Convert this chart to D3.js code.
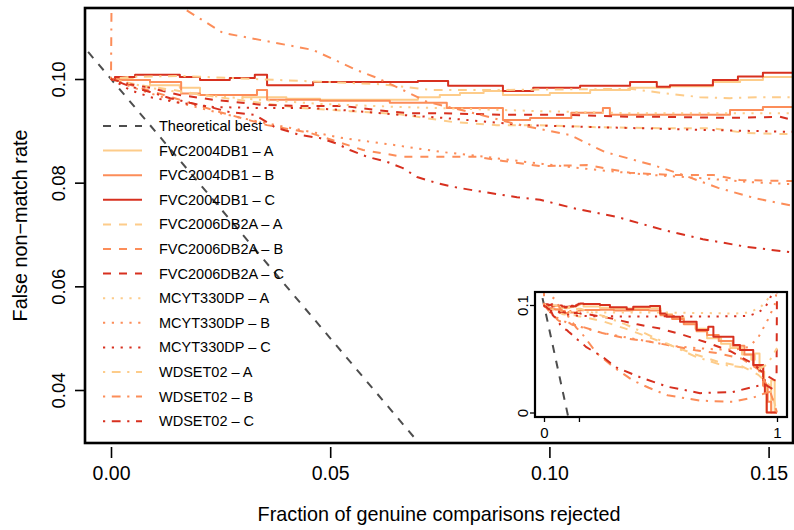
<!DOCTYPE html>
<html><head><meta charset="utf-8">
<script src="https://cdn.jsdelivr.net/npm/d3@7"></script>
<style>
body{margin:0;background:#fff}
text{font-family:"Liberation Sans",Arial,Helvetica,sans-serif;fill:#000}
</style>
</head><body>
<svg id="chart" width="794" height="530"></svg>
<script>
// ---------------- data ----------------
const datasets = ["FVC2004DB1", "FVC2006DB2A", "MCYT330DP", "WDSET02"];
const variants = ["A", "B", "C"];
const xTicks = [0, 0.05, 0.10, 0.15];
const yTicks = [0.04, 0.06, 0.08, 0.10];
const insetXTicks = [0, 0.15, 1];
const insetXLabels = ["0", "", "1"];
const insetYTicks = [0, 0.1];
const insetYLabels = ["0", "0.1"];

const theoreticalBest = [[-0.05, 0.15], [0.15, -0.05]];

const fvc04A = [[0,0.1],[0.005,0.0998],[0.0089,0.0988],[0.0157,0.0983],[0.0203,0.0969],[0.030,0.0965],[0.040,0.0962],[0.0477,0.0960],[0.0636,0.0960],[0.070,0.0965],[0.075,0.0969],[0.0796,0.0973],[0.085,0.0977],[0.0894,0.0969],[0.1001,0.0973],[0.1093,0.0979],[0.1184,0.0983],[0.1275,0.0986],[0.1373,0.0994],[0.1435,0.0998],[0.1487,0.1004],[0.1556,0.1010],
  [0.17,0.0985],[0.24,0.0975],[0.30,0.0968],[0.38,0.0972],[0.45,0.0969],[0.50,0.0915],[0.55,0.0885],[0.60,0.0830],[0.65,0.0780],[0.70,0.0690],[0.76,0.0640],[0.80,0.0600],[0.85,0.0540],[0.89,0.0490],[0.905,0.0550],[0.925,0.0380],[0.945,0.0240],[0.955,0.0],[0.975,0.0300],[0.99,0.0],[1.0,0.0]];
const fvc04B = [[0,0.1],[0.0021,0.0998],[0.0089,0.0994],[0.0160,0.0972],[0.0203,0.0969],[0.0333,0.0979],[0.0356,0.0960],[0.0477,0.0958],[0.0636,0.0954],[0.0766,0.0944],[0.0894,0.0921],[0.0956,0.0925],[0.1050,0.0935],[0.1122,0.0944],[0.1138,0.0931],[0.1259,0.0931],[0.1412,0.0940],[0.1487,0.0946],[0.1556,0.0952],
  [0.17,0.0953],[0.24,0.0955],[0.30,0.0948],[0.38,0.0953],[0.45,0.0950],[0.50,0.0905],[0.55,0.0870],[0.60,0.0820],[0.655,0.0755],[0.70,0.0720],[0.75,0.0665],[0.81,0.0620],[0.86,0.0540],[0.90,0.0430],[0.94,0.0250],[0.96,0.0100],[0.975,0.0],[1.0,0.0]];
const fvc04C = [[0,0.1],[0.0009,0.1004],[0.0055,0.1008],[0.0157,0.1004],[0.0203,0.0998],[0.0271,0.1002],[0.0328,0.1008],[0.0356,0.0988],[0.0461,0.0994],[0.0614,0.0994],[0.0700,0.0996],[0.0769,0.0987],[0.0894,0.0977],[0.0963,0.0983],[0.1070,0.0987],[0.1184,0.0994],[0.1245,0.0985],[0.1275,0.0988],[0.1373,0.0998],[0.1430,0.1005],[0.1487,0.1012],[0.1556,0.1014],
  [0.169,0.1009],[0.240,0.1000],[0.283,0.0978],[0.355,0.0960],[0.383,0.0984],[0.455,0.0991],[0.498,0.0922],[0.526,0.0891],[0.584,0.0845],[0.655,0.0767],[0.705,0.0798],[0.727,0.0705],[0.813,0.0628],[0.841,0.0581],[0.898,0.0442],[0.941,0.0302],[0.948,0.0178],[0.956,0.0],[1.0,0.0]];

const fvc06A = [[0,0.1],[0.0066,0.0988],[0.0141,0.0979],[0.0226,0.0967],[0.0340,0.0954],[0.0431,0.0944],[0.0545,0.0938],[0.0659,0.0932],[0.0780,0.0917],[0.0880,0.0911],[0.0979,0.0911],[0.1109,0.0907],[0.1259,0.0905],[0.1373,0.0905],[0.1446,0.0896],[0.1526,0.0894],[0.1556,0.0894],
  [0.25,0.0850],[0.35,0.0780],[0.45,0.0700],[0.55,0.0620],[0.65,0.0540],[0.75,0.0470],[0.85,0.0430],[0.92,0.0350],[0.97,0.0250],[1.0,0.0]];
const fvc06B = [[0,0.1],[0.0066,0.0983],[0.0157,0.0960],[0.0249,0.0936],[0.0356,0.0911],[0.0454,0.0896],[0.0575,0.0863],[0.0666,0.0850],[0.0835,0.0850],[0.0894,0.0842],[0.0979,0.0832],[0.1086,0.0834],[0.1184,0.0819],[0.1275,0.0815],[0.1373,0.0815],[0.1435,0.0805],[0.1556,0.0803],
  [0.25,0.0740],[0.35,0.0690],[0.45,0.0660],[0.55,0.0620],[0.65,0.0580],[0.75,0.0550],[0.85,0.0500],[0.92,0.0400],[0.97,0.0200],[1.0,0.0]];
const fvc06C = [[0,0.1],[0.0043,0.0990],[0.0089,0.0983],[0.0157,0.0969],[0.0233,0.0960],[0.0347,0.0950],[0.0431,0.0948],[0.0529,0.0948],[0.0607,0.0940],[0.0682,0.0934],[0.0757,0.0934],[0.0887,0.0931],[0.1031,0.0931],[0.1184,0.0927],[0.1259,0.0927],[0.1412,0.0925],[0.1526,0.0927],[0.1556,0.0921],
  [0.2,0.0910],[0.3,0.0870],[0.4,0.0820],[0.5,0.0780],[0.6,0.0720],[0.7,0.0650],[0.8,0.0570],[0.9,0.0450],[0.95,0.0350],[0.99,0.0300],[0.998,0.0300],[1.0,0.1200]];

const mcytA = [[0,0.1],[0.0089,0.0983],[0.0203,0.0969],[0.0340,0.0960],[0.0477,0.0952],[0.0659,0.0946],[0.0819,0.0942],[0.0979,0.0938],[0.1184,0.0934],[0.1343,0.0934],[0.1556,0.0934],
  [0.3,0.0930],[0.5,0.0930],[0.7,0.0925],[0.82,0.0920],[0.88,0.0930],[0.93,0.0980],[0.97,0.1080],[0.99,0.1150]];
const mcytB = [[0,0.1],[0.0066,0.0979],[0.0157,0.0954],[0.0249,0.0934],[0.0340,0.0917],[0.0431,0.0902],[0.0529,0.0886],[0.0643,0.0873],[0.0757,0.0859],[0.0871,0.0848],[0.0985,0.0836],[0.1115,0.0824],[0.1229,0.0815],[0.1343,0.0809],[0.1458,0.0801],[0.1556,0.0797],
  [0.25,0.0740],[0.35,0.0700],[0.45,0.0660],[0.55,0.0620],[0.65,0.0600],[0.75,0.0585],[0.82,0.0585],[0.88,0.0610],[0.92,0.0700],[0.96,0.0860],[0.99,0.1000],[1.0,0.1150]];
const mcytC = [[0,0.1],[0.0043,0.0979],[0.0089,0.0965],[0.0157,0.0954],[0.0233,0.0946],[0.0340,0.0944],[0.0454,0.0944],[0.0529,0.0940],[0.0659,0.0931],[0.0757,0.0925],[0.0865,0.0917],[0.0940,0.0911],[0.1115,0.0907],[0.1343,0.0902],[0.1556,0.0898],
  [0.25,0.0895],[0.4,0.0893],[0.55,0.0895],[0.7,0.0893],[0.82,0.0895],[0.88,0.0900],[0.92,0.0930],[0.95,0.0980],[0.97,0.1060],[0.985,0.1150]];

const wdsetA = [[0,0.1],[0.0043,0.1004],[0.0157,0.1006],[0.0271,0.1002],[0.0385,0.0998],[0.0500,0.0994],[0.0614,0.0990],[0.0728,0.0979],[0.0903,0.0979],[0.1184,0.0981],[0.1259,0.0973],[0.1343,0.0965],[0.1412,0.0963],[0.1480,0.0965],[0.1556,0.0965],
  [0.25,0.0900],[0.35,0.0820],[0.45,0.0720],[0.55,0.0620],[0.65,0.0520],[0.75,0.0450],[0.85,0.0420],[0.92,0.0400],[0.96,0.0450],[1.0,0.0600]];
const wdsetB = [[0,0.1],[0.0002,0.1250],[0.0080,0.1185],[0.0164,0.1137],[0.0255,0.1089],[0.0461,0.1056],[0.0561,0.1017],[0.0607,0.1002],[0.0675,0.0975],[0.0721,0.0956],[0.0819,0.0936],[0.0933,0.0911],[0.1047,0.0892],[0.1127,0.0859],[0.1236,0.0834],[0.1298,0.0817],[0.1385,0.0790],[0.1469,0.0770],[0.1556,0.0755],
  [0.227,0.0550],[0.30,0.0420],[0.38,0.0300],[0.45,0.0230],[0.53,0.0160],[0.67,0.0110],[0.81,0.0100],[0.90,0.0140],[0.95,0.0180],[0.98,0.0200]];
const wdsetC = [[0,0.1],[0.0043,0.0986],[0.0089,0.0975],[0.0135,0.0963],[0.0180,0.0954],[0.0226,0.0946],[0.0271,0.0936],[0.0328,0.0931],[0.0374,0.0907],[0.0431,0.0892],[0.0477,0.0886],[0.0516,0.0875],[0.0545,0.0863],[0.0584,0.0850],[0.0630,0.0840],[0.0666,0.0828],[0.0698,0.0811],[0.0744,0.0799],[0.0780,0.0792],[0.0835,0.0784],[0.0880,0.0778],[0.0926,0.0772],[0.0979,0.0767],[0.1054,0.0751],[0.1154,0.0734],[0.1259,0.0709],[0.1350,0.0691],[0.1451,0.0676],[0.1549,0.0666],
  [0.18,0.0610],[0.25,0.0520],[0.31,0.0420],[0.41,0.0330],[0.53,0.0240],[0.67,0.0180],[0.81,0.0190],[0.90,0.0240],[0.95,0.0260],[0.98,0.0220]];

// ---------------- styles ----------------
const variantColors = ["#fdcc8a", "#fc8d59", "#d7301f"];
const datasetDash = [null, "8,8", "2.2,6.6", "2.2,6.6,8.8,6.6"];
const theoColor = "#4d4d4d";
const seriesData = [fvc04A, fvc04B, fvc04C, fvc06A, fvc06B, fvc06C, mcytA, mcytB, mcytC, wdsetA, wdsetB, wdsetC];

const series = [];
datasets.forEach((ds, i) => variants.forEach((v, j) => {
  series.push({name: ds + " \u2013 " + v, data: seriesData[i*3+j], color: variantColors[j], dash: datasetDash[i], step: i === 0});
}));

// ---------------- layout ----------------
const svg = d3.select("#chart");
const box = {l: 85, r: 793, t: 8, b: 443};
const x = d3.scaleLinear().domain([0, 0.15]).range([111, 768.6]);
const y = d3.scaleLinear().domain([0.04, 0.10]).range([390, 79]);

const defs = svg.append("defs");
defs.append("clipPath").attr("id", "clipMain").append("rect")
  .attr("x", box.l).attr("y", box.t).attr("width", box.r - box.l).attr("height", box.b - box.t);

function drawSeries(g, xs, ys) {
  g.append("path").datum(theoreticalBest)
    .attr("d", d3.line().x(d => xs(d[0])).y(d => ys(d[1])))
    .attr("fill", "none").attr("stroke", theoColor).attr("stroke-width", 2).attr("stroke-dasharray", "8,8");
  series.forEach(s => {
    const line = d3.line().x(d => xs(d[0])).y(d => ys(d[1])).curve(s.step ? d3.curveStepAfter : d3.curveLinear);
    g.append("path").datum(s.data).attr("d", line)
      .attr("fill", "none").attr("stroke", s.color).attr("stroke-width", 2)
      .attr("stroke-linejoin", "round")
      .attr("stroke-dasharray", s.dash);
  });
}

const gMain = svg.append("g").attr("clip-path", "url(#clipMain)");
drawSeries(gMain, x, y);

// legend
const legend = svg.append("g");
const legendItems = [{name: "Theoretical best", color: theoColor, dash: "8,8"}].concat(series);
legendItems.forEach((s, i) => {
  const yy = 126 + i * 24.6;
  legend.append("line").attr("x1", 103).attr("x2", 142).attr("y1", yy).attr("y2", yy)
    .attr("stroke", s.color).attr("stroke-width", 2).attr("stroke-dasharray", s.dash);
  legend.append("text").attr("x", 159).attr("y", yy).attr("dy", "0.35em")
    .style("font-size", "14.5px").text(s.name);
});

// main box
svg.append("rect").attr("x", box.l).attr("y", box.t).attr("width", box.r - box.l).attr("height", box.b - box.t)
  .attr("fill", "none").attr("stroke", "#000").attr("stroke-width", 2.6);

// axes
const xAxis = svg.append("g").attr("transform", "translate(0,447)")
  .call(d3.axisBottom(x).tickValues(xTicks).tickSize(11).tickPadding(8).tickFormat(d3.format(".2f")));
xAxis.select(".domain").remove();
xAxis.selectAll(".tick line").attr("stroke", "#000").attr("stroke-width", 1.6);
xAxis.selectAll(".tick text").style("font-size", "19.5px").attr("font-family", null);

const yAxis = svg.append("g").attr("transform", "translate(" + box.l + ",0)")
  .call(d3.axisLeft(y).tickValues(yTicks).tickSize(10).tickFormat(d3.format(".2f")));
yAxis.select(".domain").remove();
yAxis.selectAll(".tick line").attr("stroke", "#000").attr("stroke-width", 1.6);
yAxis.selectAll(".tick text").attr("transform", "rotate(-90)").attr("x", 0).attr("y", -20).attr("dy", 0)
  .attr("text-anchor", "middle").style("font-size", "18.5px").attr("font-family", null);

svg.append("text").attr("x", (box.l + box.r) / 2).attr("y", 521).attr("text-anchor", "middle")
  .style("font-size", "19.8px").text("Fraction of genuine comparisons rejected");
svg.append("text").attr("transform", "translate(27," + ((box.t + box.b) / 2) + ") rotate(-90)")
  .attr("text-anchor", "middle").style("font-size", "19.8px").text("False non\u2212match rate");

// ---------------- inset ----------------
const ib = {l: 535, r: 787, t: 292, b: 417};
const xi = d3.scaleLinear().domain([0, 1]).range([544, 777]);
const yi = d3.scaleLinear().domain([0, 0.1]).range([412.5, 305]);
defs.append("clipPath").attr("id", "clipInset").append("rect")
  .attr("x", ib.l).attr("y", ib.t).attr("width", ib.r - ib.l).attr("height", ib.b - ib.t);
svg.append("rect").attr("x", ib.l).attr("y", ib.t).attr("width", ib.r - ib.l).attr("height", ib.b - ib.t).attr("fill", "#fff");
const gIn = svg.append("g").attr("clip-path", "url(#clipInset)");
drawSeries(gIn, xi, yi);
svg.append("rect").attr("x", ib.l).attr("y", ib.t).attr("width", ib.r - ib.l).attr("height", ib.b - ib.t)
  .attr("fill", "none").attr("stroke", "#000").attr("stroke-width", 2.2);

const xiAxis = svg.append("g").attr("transform", "translate(0," + ib.b + ")")
  .call(d3.axisBottom(xi).tickValues(insetXTicks).tickSize(5).tickPadding(5).tickFormat((d, i) => insetXLabels[i]));
xiAxis.select(".domain").remove();
xiAxis.selectAll(".tick line").attr("stroke", "#000").attr("stroke-width", 1.3);
xiAxis.selectAll(".tick text").style("font-size", "15px").attr("font-family", null);

const yiAxis = svg.append("g").attr("transform", "translate(" + ib.l + ",0)")
  .call(d3.axisLeft(yi).tickValues(insetYTicks).tickSize(5).tickFormat((d, i) => insetYLabels[i]));
yiAxis.select(".domain").remove();
yiAxis.selectAll(".tick line").attr("stroke", "#000").attr("stroke-width", 1.3);
yiAxis.selectAll(".tick text").attr("transform", "rotate(-90)").attr("x", 0).attr("y", -7).attr("dy", 0)
  .attr("text-anchor", "middle").style("font-size", "15px").attr("font-family", null);
</script>
</body></html>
····················
Exercise
Begin at the first line of the data above and repeat each line exactly, stopping after the line containing "const theoreticalBest = [[-0.05, 0.15], [0.15, -0.05]];". Omit the pictures.

Final result
Convert this chart to D3.js code.
<!DOCTYPE html>
<html><head><meta charset="utf-8">
<script src="https://cdn.jsdelivr.net/npm/d3@7"></script>
<style>
body{margin:0;background:#fff}
text{font-family:"Liberation Sans",Arial,Helvetica,sans-serif;fill:#000}
</style>
</head><body>
<svg id="chart" width="794" height="530"></svg>
<script>
// ---------------- data ----------------
const datasets = ["FVC2004DB1", "FVC2006DB2A", "MCYT330DP", "WDSET02"];
const variants = ["A", "B", "C"];
const xTicks = [0, 0.05, 0.10, 0.15];
const yTicks = [0.04, 0.06, 0.08, 0.10];
const insetXTicks = [0, 0.15, 1];
const insetXLabels = ["0", "", "1"];
const insetYTicks = [0, 0.1];
const insetYLabels = ["0", "0.1"];

const theoreticalBest = [[-0.05, 0.15], [0.15, -0.05]];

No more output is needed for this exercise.